Tulips were once the most expensive flower you could purchase. During the 17th century in Holland, tulip bulbs were more valuable than gold. This was known as ‘tulip mania’ and was due to an infection of tulip bulbs of the ‘tulip breaking virus’ which created variegated patterns in the petals, these patterns were much admired, making them very desirable.
Cut tulips continue to grow in your vase at least another inch.
Botanical name: Rananculus asiaticus
The name comes from the Latin words; Rana meaning ‘frog’ and Unculus meaning ‘little’ as it was often found near water.
It is the same family as the buttercup that we all used to pick and put under one another’s chins as children, while asking ‘do you like butter?’

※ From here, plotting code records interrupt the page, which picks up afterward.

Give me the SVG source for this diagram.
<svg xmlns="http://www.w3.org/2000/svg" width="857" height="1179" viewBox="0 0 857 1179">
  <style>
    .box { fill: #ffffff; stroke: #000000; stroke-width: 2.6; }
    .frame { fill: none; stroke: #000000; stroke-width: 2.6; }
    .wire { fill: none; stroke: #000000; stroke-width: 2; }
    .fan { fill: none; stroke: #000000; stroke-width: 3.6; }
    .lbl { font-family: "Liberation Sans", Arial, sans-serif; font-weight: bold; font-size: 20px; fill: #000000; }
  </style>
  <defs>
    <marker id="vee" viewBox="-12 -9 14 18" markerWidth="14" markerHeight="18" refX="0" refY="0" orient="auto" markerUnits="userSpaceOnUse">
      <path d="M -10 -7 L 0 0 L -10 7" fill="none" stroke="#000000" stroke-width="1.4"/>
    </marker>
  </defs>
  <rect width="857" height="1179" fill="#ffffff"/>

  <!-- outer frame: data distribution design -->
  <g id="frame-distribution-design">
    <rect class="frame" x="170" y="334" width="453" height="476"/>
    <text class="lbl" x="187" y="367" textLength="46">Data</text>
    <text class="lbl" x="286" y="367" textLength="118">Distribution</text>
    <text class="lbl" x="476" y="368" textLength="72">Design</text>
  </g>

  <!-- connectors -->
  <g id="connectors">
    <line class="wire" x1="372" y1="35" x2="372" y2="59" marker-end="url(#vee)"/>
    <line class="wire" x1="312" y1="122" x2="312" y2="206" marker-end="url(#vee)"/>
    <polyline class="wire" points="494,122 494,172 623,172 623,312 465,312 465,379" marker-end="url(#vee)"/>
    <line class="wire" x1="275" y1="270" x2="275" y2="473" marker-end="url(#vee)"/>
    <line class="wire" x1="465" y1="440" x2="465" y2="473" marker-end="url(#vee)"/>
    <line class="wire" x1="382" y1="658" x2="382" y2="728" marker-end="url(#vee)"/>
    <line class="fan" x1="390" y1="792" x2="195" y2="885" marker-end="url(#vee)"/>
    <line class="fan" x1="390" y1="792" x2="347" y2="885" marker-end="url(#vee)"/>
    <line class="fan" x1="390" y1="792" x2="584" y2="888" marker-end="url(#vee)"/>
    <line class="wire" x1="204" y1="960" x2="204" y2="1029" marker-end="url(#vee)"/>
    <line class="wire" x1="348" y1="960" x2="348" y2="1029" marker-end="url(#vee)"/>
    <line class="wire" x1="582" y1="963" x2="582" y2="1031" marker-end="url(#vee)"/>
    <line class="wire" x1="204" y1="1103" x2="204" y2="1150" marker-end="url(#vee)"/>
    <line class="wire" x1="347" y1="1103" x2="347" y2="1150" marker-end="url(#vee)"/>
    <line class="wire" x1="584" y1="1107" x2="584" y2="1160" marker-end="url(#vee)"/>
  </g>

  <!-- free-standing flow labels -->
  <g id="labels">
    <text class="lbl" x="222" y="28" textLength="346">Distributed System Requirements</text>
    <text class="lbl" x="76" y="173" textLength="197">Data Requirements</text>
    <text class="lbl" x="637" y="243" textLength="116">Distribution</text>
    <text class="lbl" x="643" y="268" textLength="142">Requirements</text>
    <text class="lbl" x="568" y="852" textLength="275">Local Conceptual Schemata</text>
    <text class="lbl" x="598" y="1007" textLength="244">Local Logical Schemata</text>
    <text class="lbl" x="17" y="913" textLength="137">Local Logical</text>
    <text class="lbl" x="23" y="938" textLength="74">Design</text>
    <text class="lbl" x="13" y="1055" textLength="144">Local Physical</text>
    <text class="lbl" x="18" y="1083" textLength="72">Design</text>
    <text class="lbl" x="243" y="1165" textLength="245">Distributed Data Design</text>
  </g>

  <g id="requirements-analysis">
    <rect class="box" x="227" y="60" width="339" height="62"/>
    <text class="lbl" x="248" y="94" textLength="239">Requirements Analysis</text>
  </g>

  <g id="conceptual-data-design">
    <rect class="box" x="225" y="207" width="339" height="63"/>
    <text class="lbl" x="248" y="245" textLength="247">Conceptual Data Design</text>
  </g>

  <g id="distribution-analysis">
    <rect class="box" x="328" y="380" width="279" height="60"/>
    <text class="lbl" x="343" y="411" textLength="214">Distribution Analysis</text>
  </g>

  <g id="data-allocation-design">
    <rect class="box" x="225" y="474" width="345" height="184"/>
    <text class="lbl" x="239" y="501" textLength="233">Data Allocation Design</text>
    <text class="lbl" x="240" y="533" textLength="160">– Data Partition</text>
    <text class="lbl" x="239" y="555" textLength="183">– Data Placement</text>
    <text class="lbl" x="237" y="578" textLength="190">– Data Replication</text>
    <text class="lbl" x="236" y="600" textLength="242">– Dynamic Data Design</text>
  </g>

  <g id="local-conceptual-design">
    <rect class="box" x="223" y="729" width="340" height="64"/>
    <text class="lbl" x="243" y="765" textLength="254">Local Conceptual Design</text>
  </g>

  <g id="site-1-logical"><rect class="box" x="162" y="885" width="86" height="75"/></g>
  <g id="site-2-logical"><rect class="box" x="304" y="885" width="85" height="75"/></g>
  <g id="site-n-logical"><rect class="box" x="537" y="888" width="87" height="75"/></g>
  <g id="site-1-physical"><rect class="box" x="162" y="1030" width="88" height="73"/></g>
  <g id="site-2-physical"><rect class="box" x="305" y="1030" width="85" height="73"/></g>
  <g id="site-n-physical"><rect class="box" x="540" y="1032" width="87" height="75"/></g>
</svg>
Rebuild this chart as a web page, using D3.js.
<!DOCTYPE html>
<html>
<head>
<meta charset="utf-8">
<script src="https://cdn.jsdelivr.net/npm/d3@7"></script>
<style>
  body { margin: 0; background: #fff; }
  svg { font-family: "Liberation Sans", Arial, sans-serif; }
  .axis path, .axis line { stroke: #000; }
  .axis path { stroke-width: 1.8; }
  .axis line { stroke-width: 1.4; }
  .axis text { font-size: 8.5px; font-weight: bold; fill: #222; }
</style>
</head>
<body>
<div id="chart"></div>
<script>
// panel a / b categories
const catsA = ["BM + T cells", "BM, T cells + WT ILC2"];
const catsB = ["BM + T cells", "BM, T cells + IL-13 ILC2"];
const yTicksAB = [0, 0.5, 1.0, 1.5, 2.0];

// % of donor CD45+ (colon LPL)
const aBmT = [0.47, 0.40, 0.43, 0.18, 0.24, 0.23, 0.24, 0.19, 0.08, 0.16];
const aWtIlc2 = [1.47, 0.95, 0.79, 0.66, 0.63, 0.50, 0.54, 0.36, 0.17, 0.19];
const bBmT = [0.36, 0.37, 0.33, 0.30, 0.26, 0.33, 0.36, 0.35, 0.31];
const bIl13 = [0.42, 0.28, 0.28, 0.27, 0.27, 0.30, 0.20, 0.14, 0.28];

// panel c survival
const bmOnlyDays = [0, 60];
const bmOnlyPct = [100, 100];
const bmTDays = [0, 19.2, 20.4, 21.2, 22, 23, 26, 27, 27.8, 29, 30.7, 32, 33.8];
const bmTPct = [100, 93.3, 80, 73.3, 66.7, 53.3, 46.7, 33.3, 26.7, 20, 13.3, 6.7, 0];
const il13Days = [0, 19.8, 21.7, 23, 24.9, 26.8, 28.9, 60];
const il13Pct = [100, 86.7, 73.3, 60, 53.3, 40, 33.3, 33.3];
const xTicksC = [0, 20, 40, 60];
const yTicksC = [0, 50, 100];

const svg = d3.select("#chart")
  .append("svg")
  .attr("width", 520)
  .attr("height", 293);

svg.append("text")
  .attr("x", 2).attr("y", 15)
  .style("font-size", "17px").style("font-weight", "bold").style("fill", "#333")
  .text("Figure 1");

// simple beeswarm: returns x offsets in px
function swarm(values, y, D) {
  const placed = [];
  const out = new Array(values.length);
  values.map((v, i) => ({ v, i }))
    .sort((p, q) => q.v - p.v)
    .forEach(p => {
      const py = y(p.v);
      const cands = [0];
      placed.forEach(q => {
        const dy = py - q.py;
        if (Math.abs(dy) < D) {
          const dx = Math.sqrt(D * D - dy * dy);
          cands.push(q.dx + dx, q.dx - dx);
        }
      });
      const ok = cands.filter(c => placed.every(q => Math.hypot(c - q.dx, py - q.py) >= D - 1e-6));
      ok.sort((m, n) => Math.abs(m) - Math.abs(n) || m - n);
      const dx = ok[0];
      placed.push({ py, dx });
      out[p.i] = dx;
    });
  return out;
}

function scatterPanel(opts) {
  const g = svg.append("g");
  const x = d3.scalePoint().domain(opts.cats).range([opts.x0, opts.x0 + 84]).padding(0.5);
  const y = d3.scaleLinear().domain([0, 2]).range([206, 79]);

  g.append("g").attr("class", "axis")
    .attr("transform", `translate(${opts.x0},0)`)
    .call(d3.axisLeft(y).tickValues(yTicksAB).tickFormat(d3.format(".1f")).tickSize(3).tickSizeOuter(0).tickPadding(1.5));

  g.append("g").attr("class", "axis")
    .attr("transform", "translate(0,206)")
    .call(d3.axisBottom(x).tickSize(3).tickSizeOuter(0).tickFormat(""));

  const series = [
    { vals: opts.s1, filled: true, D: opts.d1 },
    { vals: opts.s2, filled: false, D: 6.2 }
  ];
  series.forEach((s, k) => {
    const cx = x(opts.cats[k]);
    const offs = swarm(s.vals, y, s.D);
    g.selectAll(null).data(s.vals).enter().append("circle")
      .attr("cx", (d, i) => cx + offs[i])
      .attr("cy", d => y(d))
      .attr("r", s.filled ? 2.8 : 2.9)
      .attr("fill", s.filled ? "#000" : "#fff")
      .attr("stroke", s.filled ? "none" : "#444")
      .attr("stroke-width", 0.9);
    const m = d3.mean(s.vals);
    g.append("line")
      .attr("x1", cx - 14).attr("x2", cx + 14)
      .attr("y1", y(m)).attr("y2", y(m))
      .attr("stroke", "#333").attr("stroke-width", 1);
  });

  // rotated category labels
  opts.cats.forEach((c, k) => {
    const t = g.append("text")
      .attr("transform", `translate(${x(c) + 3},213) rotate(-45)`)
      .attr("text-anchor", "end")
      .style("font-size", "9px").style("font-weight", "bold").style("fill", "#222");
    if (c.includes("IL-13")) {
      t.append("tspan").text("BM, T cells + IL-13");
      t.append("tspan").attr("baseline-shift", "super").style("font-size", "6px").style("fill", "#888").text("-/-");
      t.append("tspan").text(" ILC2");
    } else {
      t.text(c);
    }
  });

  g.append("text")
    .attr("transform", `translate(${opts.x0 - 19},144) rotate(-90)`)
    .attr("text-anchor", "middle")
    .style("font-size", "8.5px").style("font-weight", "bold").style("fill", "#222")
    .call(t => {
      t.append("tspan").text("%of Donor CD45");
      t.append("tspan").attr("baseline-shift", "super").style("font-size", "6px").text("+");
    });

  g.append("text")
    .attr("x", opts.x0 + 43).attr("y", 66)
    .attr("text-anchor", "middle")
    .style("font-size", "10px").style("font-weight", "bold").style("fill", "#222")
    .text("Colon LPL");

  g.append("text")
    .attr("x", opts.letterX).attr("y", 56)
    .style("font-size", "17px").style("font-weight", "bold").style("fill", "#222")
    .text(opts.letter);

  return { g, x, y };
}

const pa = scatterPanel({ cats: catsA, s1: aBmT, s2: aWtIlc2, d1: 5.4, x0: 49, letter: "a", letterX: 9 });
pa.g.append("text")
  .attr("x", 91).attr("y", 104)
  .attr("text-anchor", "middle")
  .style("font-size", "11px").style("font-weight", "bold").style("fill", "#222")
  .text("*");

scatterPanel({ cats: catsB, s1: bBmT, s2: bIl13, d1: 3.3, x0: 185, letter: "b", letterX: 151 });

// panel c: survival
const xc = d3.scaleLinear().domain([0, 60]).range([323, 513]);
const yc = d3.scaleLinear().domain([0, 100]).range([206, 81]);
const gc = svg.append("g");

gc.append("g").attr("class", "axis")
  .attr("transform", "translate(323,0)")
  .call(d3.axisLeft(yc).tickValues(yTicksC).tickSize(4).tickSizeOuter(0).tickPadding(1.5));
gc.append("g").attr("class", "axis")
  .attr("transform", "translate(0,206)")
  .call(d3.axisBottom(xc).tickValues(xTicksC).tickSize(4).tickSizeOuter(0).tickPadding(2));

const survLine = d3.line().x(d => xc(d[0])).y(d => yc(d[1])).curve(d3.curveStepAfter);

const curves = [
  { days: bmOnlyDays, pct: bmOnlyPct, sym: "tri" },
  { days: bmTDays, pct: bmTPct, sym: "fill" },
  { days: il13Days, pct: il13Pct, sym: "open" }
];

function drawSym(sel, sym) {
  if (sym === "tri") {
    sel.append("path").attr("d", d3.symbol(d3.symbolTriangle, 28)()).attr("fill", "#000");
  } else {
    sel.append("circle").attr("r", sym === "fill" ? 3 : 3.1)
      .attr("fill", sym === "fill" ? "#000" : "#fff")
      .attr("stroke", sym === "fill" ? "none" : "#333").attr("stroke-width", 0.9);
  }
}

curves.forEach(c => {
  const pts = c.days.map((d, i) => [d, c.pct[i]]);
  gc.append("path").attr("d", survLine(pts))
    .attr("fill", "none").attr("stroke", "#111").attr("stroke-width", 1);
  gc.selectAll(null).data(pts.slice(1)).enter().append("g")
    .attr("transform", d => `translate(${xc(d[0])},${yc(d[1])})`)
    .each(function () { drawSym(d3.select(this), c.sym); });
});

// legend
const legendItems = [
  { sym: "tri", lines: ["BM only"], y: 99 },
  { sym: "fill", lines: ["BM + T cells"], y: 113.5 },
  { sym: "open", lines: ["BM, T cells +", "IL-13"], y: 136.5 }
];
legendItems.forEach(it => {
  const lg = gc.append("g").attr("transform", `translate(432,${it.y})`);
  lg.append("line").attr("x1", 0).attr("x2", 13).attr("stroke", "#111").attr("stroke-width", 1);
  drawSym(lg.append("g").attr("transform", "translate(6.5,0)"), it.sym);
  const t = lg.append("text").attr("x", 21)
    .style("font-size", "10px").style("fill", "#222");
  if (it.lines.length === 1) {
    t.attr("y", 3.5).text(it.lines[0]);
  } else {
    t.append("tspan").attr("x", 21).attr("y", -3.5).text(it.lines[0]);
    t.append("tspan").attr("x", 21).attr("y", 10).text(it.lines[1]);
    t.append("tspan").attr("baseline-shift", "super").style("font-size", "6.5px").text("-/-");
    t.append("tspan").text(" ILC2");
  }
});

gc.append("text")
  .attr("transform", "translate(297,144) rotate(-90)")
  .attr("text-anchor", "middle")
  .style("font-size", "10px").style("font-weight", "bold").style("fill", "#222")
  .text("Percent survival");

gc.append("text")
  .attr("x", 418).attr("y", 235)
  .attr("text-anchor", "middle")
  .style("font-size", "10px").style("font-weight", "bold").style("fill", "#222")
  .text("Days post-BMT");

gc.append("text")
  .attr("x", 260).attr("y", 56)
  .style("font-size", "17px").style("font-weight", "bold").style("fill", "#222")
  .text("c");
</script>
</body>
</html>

The soft buttery petals contain mirror flat cells, which mean they bounce back light via an air gap between them, and actually reflect uv light.
Buttercups are poisonous, and most animals will graze around it.
The national flower of Wales, but originated in Southern Europe and North Africa. The Romans brought daffodils to Britain, believing that the sap from them had healing powers.
They are in fact poisonous, and it is this sap that can often damage other flowers. So if you want to place them in a vase with other flowers, then first give them a drink in their own water for 24 hours.
The poison can get on your hands too, so always wash your hands after handling cut daffodils, to avoid the ‘daffodil itch’.
There is a Greek myth about Narcissus, who became obsessed with his own reflection in water, so much so, that he drowned in the water, and the narcissus flower grew from where he died.